## TASK REQUIREMENTS
Quote all of the data exactly as given. Skip every picture it contains.
=====
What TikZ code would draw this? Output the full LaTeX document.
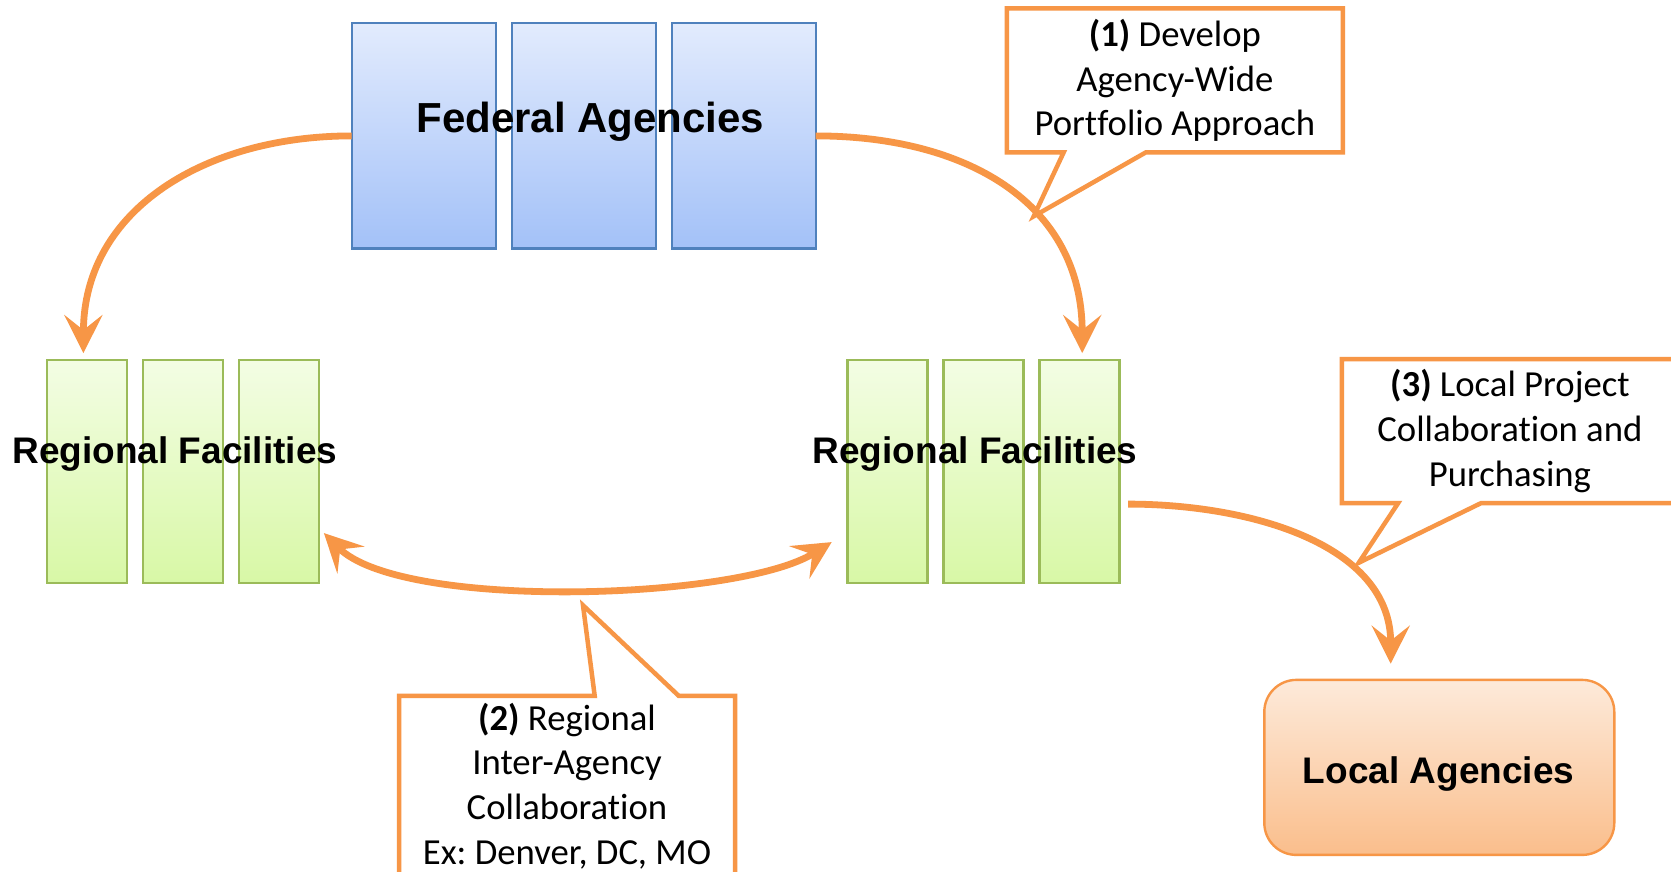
\documentclass[tikz,border=0pt]{standalone}
\usepackage{fontspec}
\setmainfont{Carlito}[Ligatures=NoCommon]
\newfontfamily\headfont{Liberation Sans}
\usetikzlibrary{arrows.meta,positioning}
\frenchspacing

\definecolor{accent}{RGB}{247,150,70}
\definecolor{fedline}{RGB}{79,129,189}
\definecolor{fedtop}{RGB}{226,235,253}
\definecolor{fedbot}{RGB}{163,193,248}
\definecolor{regline}{RGB}{155,187,89}
\definecolor{regtop}{RGB}{243,253,228}
\definecolor{regbot}{RGB}{216,248,166}
\definecolor{loctop}{RGB}{253,234,218}
\definecolor{locbot}{RGB}{250,190,140}

\begin{document}
\begin{tikzpicture}[x=1pt, y=1pt,
  fedbox/.style={draw=fedline, line width=2.2pt, top color=fedtop, bottom color=fedbot,
    minimum width=144pt, minimum height=225pt, inner sep=0pt, outer sep=0pt},
  regbox/.style={draw=regline, line width=2.6pt, top color=regtop, bottom color=regbot,
    minimum width=80pt, minimum height=223pt, inner sep=0pt, outer sep=0pt},
  heading/.style={font=\headfont\bfseries\fontsize{37}{44}\selectfont, inner sep=0pt, anchor=base},
  note/.style={font=\fontsize{36.7}{44.7}\selectfont, align=center, minimum width=336pt,
    minimum height=144pt, inner sep=0pt, outer sep=0pt},
  bubble/.style={draw=accent, line width=4.5pt, line join=miter},
  >={Stealth[length=38pt, width=38pt, inset=15pt]},
  flow/.style={draw=accent, line width=6.8pt, ->},
  node distance=16pt
]
\useasboundingbox[fill=white] (0,0) rectangle (1671,-872);

% federal row
\node[fedbox] (fed1) at (423.7,-135.9) {};
\node[fedbox, right=of fed1] (fed2) {};
\node[fedbox, right=of fed2] (fed3) {};
\node[heading, font=\headfont\bfseries\fontsize{42}{50}\selectfont] (fedtext) at (590.4,-133) {Federal Agencies};

% regional rows
\node[regbox] (rl1) at (86.9,-471.6) {};
\node[regbox, right=of rl1] (rl2) {};
\node[regbox, right=of rl2] (rl3) {};
\node[heading] (rltext) at (174.8,-463) {Regional Facilities};

\node[regbox] (rr1) at (887.2,-471.6) {};
\node[regbox, right=of rr1] (rr2) {};
\node[regbox, right=of rr2] (rr3) {};
\node[heading] (rrtext) at (975.1,-463) {Regional Facilities};

% local box
\node[draw=accent, line width=2.4pt, rounded corners=32pt, top color=loctop, bottom color=locbot,
  minimum width=350pt, minimum height=175pt] (local) at (1439.3,-767.4) {};
\node[heading] (loctext) at (1438.7,-783) {Local Agencies};

% arrows
\draw[flow] (fed1.west) to[out=180, in=90, looseness=1.07] ([xshift=-3.5pt, yshift=7pt]rl1.north);
\draw[flow] (fed3.east) to[out=0, in=90, looseness=1.12] ([xshift=3pt, yshift=7pt]rr3.north);
\draw[flow, <->] ([xshift=5pt, yshift=50pt]rl3.south east)
  .. controls +(-45:110) and +(212:110) .. ([xshift=-15.5pt, yshift=41pt]rr1.south west);
\draw[flow] ([xshift=9pt, yshift=79pt]rr3.south east) to[out=0, in=90, looseness=1.0]
  ([xshift=-48.6pt, yshift=15pt]local.north);

% callouts
\node[note] (note1) at (1174.9,-80.5) {\textbf{(1)} Develop\\Agency-Wide\\Portfolio Approach};
\coordinate (tip1) at (1033.7,-216.3);
\draw[bubble] (note1.south west) -- ([xshift=56.7pt]note1.south west) -- (tip1)
  -- ([xshift=138.7pt]note1.south west) -- (note1.south east) -- (note1.north east)
  -- (note1.north west) -- cycle;

\node[note, minimum height=180pt] (note2) at (567,-785.9) {\textbf{(2)} Regional\\Inter-Agency\\Collaboration\\Ex: Denver, DC, MO};
\coordinate (tip2) at (583,-605.3);
\draw[bubble] (note2.north west) -- ([xshift=195.7pt]note2.north west) -- (tip2)
  -- ([xshift=279.8pt]note2.north west) -- (note2.north east) -- (note2.south east)
  -- (note2.south west) -- cycle;

\node[note] (note3) at (1509.9,-431) {\textbf{(3)} Local Project\\Collaboration and\\Purchasing};
\coordinate (tip3) at (1358.8,-562.7);
\draw[bubble] (note3.south west) -- ([xshift=56.3pt]note3.south west) -- (tip3)
  -- ([xshift=139.4pt]note3.south west) -- (note3.south east) -- (note3.north east)
  -- (note3.north west) -- cycle;

\end{tikzpicture}
\end{document}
=====
## EXERCISE RESULT
What TikZ code would draw this? Output the full LaTeX document.
\documentclass[tikz,border=0pt]{standalone}
\usepackage{fontspec}
\setmainfont{Carlito}[Ligatures=NoCommon]
\newfontfamily\headfont{Liberation Sans}
\usetikzlibrary{arrows.meta,positioning}
\frenchspacing

\definecolor{accent}{RGB}{247,150,70}
\definecolor{fedline}{RGB}{79,129,189}
\definecolor{fedtop}{RGB}{226,235,253}
\definecolor{fedbot}{RGB}{163,193,248}
\definecolor{regline}{RGB}{155,187,89}
\definecolor{regtop}{RGB}{243,253,228}
\definecolor{regbot}{RGB}{216,248,166}
\definecolor{loctop}{RGB}{253,234,218}
\definecolor{locbot}{RGB}{250,190,140}

\begin{document}
\begin{tikzpicture}[x=1pt, y=1pt,
  fedbox/.style={draw=fedline, line width=2.2pt, top color=fedtop, bottom color=fedbot,
    minimum width=144pt, minimum height=225pt, inner sep=0pt, outer sep=0pt},
  regbox/.style={draw=regline, line width=2.6pt, top color=regtop, bottom color=regbot,
    minimum width=80pt, minimum height=223pt, inner sep=0pt, outer sep=0pt},
  heading/.style={font=\headfont\bfseries\fontsize{37}{44}\selectfont, inner sep=0pt, anchor=base},
  note/.style={font=\fontsize{36.7}{44.7}\selectfont, align=center, minimum width=336pt,
    minimum height=144pt, inner sep=0pt, outer sep=0pt},
  bubble/.style={draw=accent, line width=4.5pt, line join=miter},
  >={Stealth[length=38pt, width=38pt, inset=15pt]},
  flow/.style={draw=accent, line width=6.8pt, ->},
  node distance=16pt
]
\useasboundingbox[fill=white] (0,0) rectangle (1671,-872);

% federal row
\node[fedbox] (fed1) at (423.7,-135.9) {};
\node[fedbox, right=of fed1] (fed2) {};
\node[fedbox, right=of fed2] (fed3) {};
\node[heading, font=\headfont\bfseries\fontsize{42}{50}\selectfont] (fedtext) at (590.4,-133) {Federal Agencies};

% regional rows
\node[regbox] (rl1) at (86.9,-471.6) {};
\node[regbox, right=of rl1] (rl2) {};
\node[regbox, right=of rl2] (rl3) {};
\node[heading] (rltext) at (174.8,-463) {Regional Facilities};

\node[regbox] (rr1) at (887.2,-471.6) {};
\node[regbox, right=of rr1] (rr2) {};
\node[regbox, right=of rr2] (rr3) {};
\node[heading] (rrtext) at (975.1,-463) {Regional Facilities};

% local box
\node[draw=accent, line width=2.4pt, rounded corners=32pt, top color=loctop, bottom color=locbot,
  minimum width=350pt, minimum height=175pt] (local) at (1439.3,-767.4) {};
\node[heading] (loctext) at (1438.7,-783) {Local Agencies};

% arrows
\draw[flow] (fed1.west) to[out=180, in=90, looseness=1.07] ([xshift=-3.5pt, yshift=7pt]rl1.north);
\draw[flow] (fed3.east) to[out=0, in=90, looseness=1.12] ([xshift=3pt, yshift=7pt]rr3.north);
\draw[flow, <->] ([xshift=5pt, yshift=50pt]rl3.south east)
  .. controls +(-45:110) and +(212:110) .. ([xshift=-15.5pt, yshift=41pt]rr1.south west);
\draw[flow] ([xshift=9pt, yshift=79pt]rr3.south east) to[out=0, in=90, looseness=1.0]
  ([xshift=-48.6pt, yshift=15pt]local.north);

% callouts
\node[note] (note1) at (1174.9,-80.5) {\textbf{(1)} Develop\\Agency-Wide\\Portfolio Approach};
\coordinate (tip1) at (1033.7,-216.3);
\draw[bubble] (note1.south west) -- ([xshift=56.7pt]note1.south west) -- (tip1)
  -- ([xshift=138.7pt]note1.south west) -- (note1.south east) -- (note1.north east)
  -- (note1.north west) -- cycle;

\node[note, minimum height=180pt] (note2) at (567,-785.9) {\textbf{(2)} Regional\\Inter-Agency\\Collaboration\\Ex: Denver, DC, MO};
\coordinate (tip2) at (583,-605.3);
\draw[bubble] (note2.north west) -- ([xshift=195.7pt]note2.north west) -- (tip2)
  -- ([xshift=279.8pt]note2.north west) -- (note2.north east) -- (note2.south east)
  -- (note2.south west) -- cycle;

\node[note] (note3) at (1509.9,-431) {\textbf{(3)} Local Project\\Collaboration and\\Purchasing};
\coordinate (tip3) at (1358.8,-562.7);
\draw[bubble] (note3.south west) -- ([xshift=56.3pt]note3.south west) -- (tip3)
  -- ([xshift=139.4pt]note3.south west) -- (note3.south east) -- (note3.north east)
  -- (note3.north west) -- cycle;

\end{tikzpicture}
\end{document}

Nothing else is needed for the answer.